The respondent -the respondent argued that she proved the claim  vide  exhibit  1  & 2 and that the respondent gave  no reasons  as to  why exhibit 2 would not be  relied upon, there was an admission of   sum due and payable to the respondent, and that although the weighbridge receipts were not produced there was sufficient evidence to support the claim.

This being the first appellate court it has the duty to reconsider the evidence afresh, evaluate and analyze the same in order to arrive at an independent opinion.

In her plaint dated 4th January, 2006, the respondent claimed for the sum of Kshs. 151,000/= being the balance due and owing to her for 151 tons of trees having been paid  Kshs. 49,000/=. In her evidence she produced exhibit 1, 2 & 4. Exhibit 1 was an agreement dated 29th October, 2005 allegedly signed between the parties.  In the agreement the price per ton was Kshs. 1,000/=. In the 2nd agreement allegedly signed by the parties and witnessed by the respondents husband there was an acknowledgment of Kshs. 49,000/= and a balance of Kshs. 42,000/-.  The agreement was signed on 22nd December, 2006. Exhibit 4 on the other hand was a record by PW11 of the date the timber was ferried from the farm, registration number of the vehicle, tear weight.

In a defence dated 3rd February, 2006 the appellant denied owing  the amount claimed. Disowned exhibit 1, admitting that the parties signed exhibit 2 and  stated that the respondent declined to accept the balance of Kshs. 42,000/=. In her evidence she stated that they had agreed that she would pay Kshs. 7,000/= per trip as they had  no means of  weighing the timber and that the respondent could not rely on the records at Nzoia Sugar Company as the timber delivered also  included  timber form other source.

It is trite law that he who alleges must proof.  The  onus of proving that the sum of Kshs. 151,000/= was  owing was upon the (respondent)-  In the  1st agreement and indeed in  her evidence   price per ton was Kshs. 1,000/=  however it  is not clear how  the amount of tonnage that  left the   farm in any one of the trips as PW11 admitted not having the means  to  measure the tonage.

Indeed a close look at exhibit 4 it is a record of the lorry, the registration number and its carrying  capacity.
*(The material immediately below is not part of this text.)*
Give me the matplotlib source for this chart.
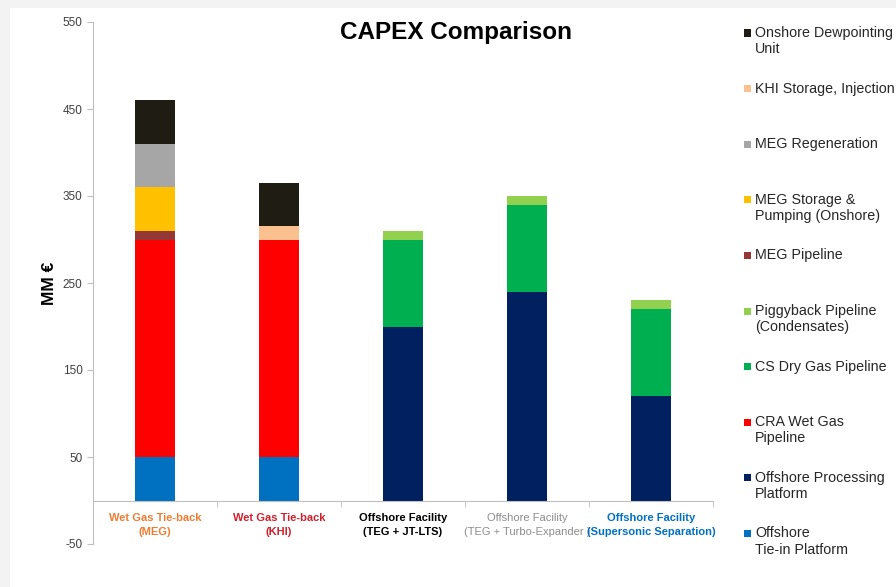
import numpy as np
import matplotlib.pyplot as plt
from matplotlib.patches import Rectangle

plt.rcParams['font.family'] = ['Liberation Sans', 'DejaVu Sans']
plt.rcParams['axes.unicode_minus'] = False

categories = ['Wet Gas Tie-back\n(MEG)', 'Wet Gas Tie-back\n(KHI)', 'Offshore Facility\n(TEG + JT-LTS)',
              'Offshore Facility\n(TEG + Turbo-Expander )', 'Offshore Facility\n(Supersonic Separation)']
cat_colors = ['#ED7D31', '#D0202C', '#000000', '#8C8C8C', '#0070C0']
cat_bold = [True, True, True, False, True]

# stacking order, bottom to top
series = ['Offshore\nTie-in Platform', 'Offshore Processing\nPlatform', 'CRA Wet Gas\nPipeline',
          'CS Dry Gas Pipeline', 'Piggyback Pipeline\n(Condensates)', 'MEG Pipeline',
          'MEG Storage &\nPumping (Onshore)', 'MEG Regeneration', 'KHI Storage, Injection',
          'Onshore Dewpointing\nUnit']
colors = ['#0070C0', '#002060', '#FF0000', '#00B050', '#92D050', '#953735',
          '#FFC000', '#A6A6A6', '#FAC090', '#1F1D13']

tie_in = [50, 50, 0, 0, 0]
processing = [0, 0, 200, 240, 120]
cra_wet = [250, 250, 0, 0, 0]
cs_dry = [0, 0, 100, 100, 100]
piggyback = [0, 0, 10, 10, 10]
meg_pipe = [10, 0, 0, 0, 0]
meg_storage = [50, 0, 0, 0, 0]
meg_regen = [50, 0, 0, 0, 0]
khi_storage = [0, 15, 0, 0, 0]
dewpoint = [50, 50, 0, 0, 0]
values = [tie_in, processing, cra_wet, cs_dry, piggyback, meg_pipe,
          meg_storage, meg_regen, khi_storage, dewpoint]

W, H = 896, 587
fig = plt.figure(figsize=(W / 100, H / 100), dpi=100, facecolor='#F3F3F3')
fig.patches.append(Rectangle((10 / W, 0), 1, 1 - 8 / H, transform=fig.transFigure,
                             facecolor='white', edgecolor='none', zorder=-5))

ax = fig.add_axes([93 / W, 1 - 544 / H, 620 / W, 522 / H])
ax.set_facecolor('none')

x = np.arange(len(categories))
bottom = np.zeros(len(categories))
for vals, col in zip(values, colors):
    vals = np.array(vals, dtype=float)
    ax.bar(x, vals, 0.33, bottom=bottom, color=col, edgecolor='none', zorder=2)
    bottom += vals

ax.set_xlim(-0.5, len(categories) - 0.5)
ax.set_ylim(-50, 550)
ax.set_yticks(np.arange(-50, 551, 100))
ax.tick_params(axis='y', labelsize=8.5, labelcolor='#404040', color='#BFBFBF', length=4)
for s in ['top', 'right']:
    ax.spines[s].set_visible(False)
ax.spines['left'].set_color('#BFBFBF')
ax.spines['bottom'].set_position(('data', 0))
ax.spines['bottom'].set_color('#BFBFBF')

ax.set_xticks(x)
ax.set_xticklabels(categories, linespacing=1.45)
ax.set_xticks(np.arange(len(categories) + 1) - 0.5, minor=True)
ax.tick_params(axis='x', which='major', length=0, pad=9, labelsize=8)
ax.tick_params(axis='x', which='minor', length=4, color='#BFBFBF')
for lbl, c, b in zip(ax.get_xticklabels(), cat_colors, cat_bold):
    lbl.set_color(c)
    lbl.set_fontweight('bold' if b else 'normal')

ax.set_ylabel('MM €', fontsize=12.5, fontweight='bold', labelpad=4)

fig.text(456 / W, 1 - 32 / H, 'CAPEX Comparison', fontsize=17.5, fontweight='bold',
         ha='center', va='center')

# legend, top entry first
for i, (lab, col) in enumerate(zip(series[::-1], colors[::-1])):
    ytop = 1 - (33 + i * 55.6) / H
    fig.patches.append(Rectangle((744 / W, ytop - 3.5 / H), 7 / W, 7 / H,
                                 transform=fig.transFigure, facecolor=col, edgecolor='none'))
    fig.text(755 / W, ytop + 7 / H, lab, fontsize=10.3, color='#262626', ha='left', va='top',
             linespacing=1.2)

fig.savefig('out.png', dpi=100, facecolor=fig.get_facecolor())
Did the lorry carry to its capacity, more or even less.  This did not come out in evidence.

Having made the above observations, both parties do acknowledge exhibit 2.  Although the respondent stated in  evidence that the record at Nzoia showed  ticket number of each vehicle and the tonage – the said tickets were simply marked and  not produced as part of  evidence thus  denying the court details of the alleged tonage that was  received at Nzoia.

It is therefore the opinion of this court that failure to produce evidence of the tonnage that was received was fatal to the respondent’s case and the only evidence available to support the claim in the absence of the actual tonnage is the second agreement signed by the parties.  The said read agreement was signed in a bid to reconcile the parties at a police station and   witnessed by the   respondent’s husband.

Consequently I set aside the judgment of the trial court and  enter judgment for the sum of Kshs. 42,000/= in favour of the respondent.

Each party to meet its own costs.

DATED at BUNGOMA this  28th day of January 2016.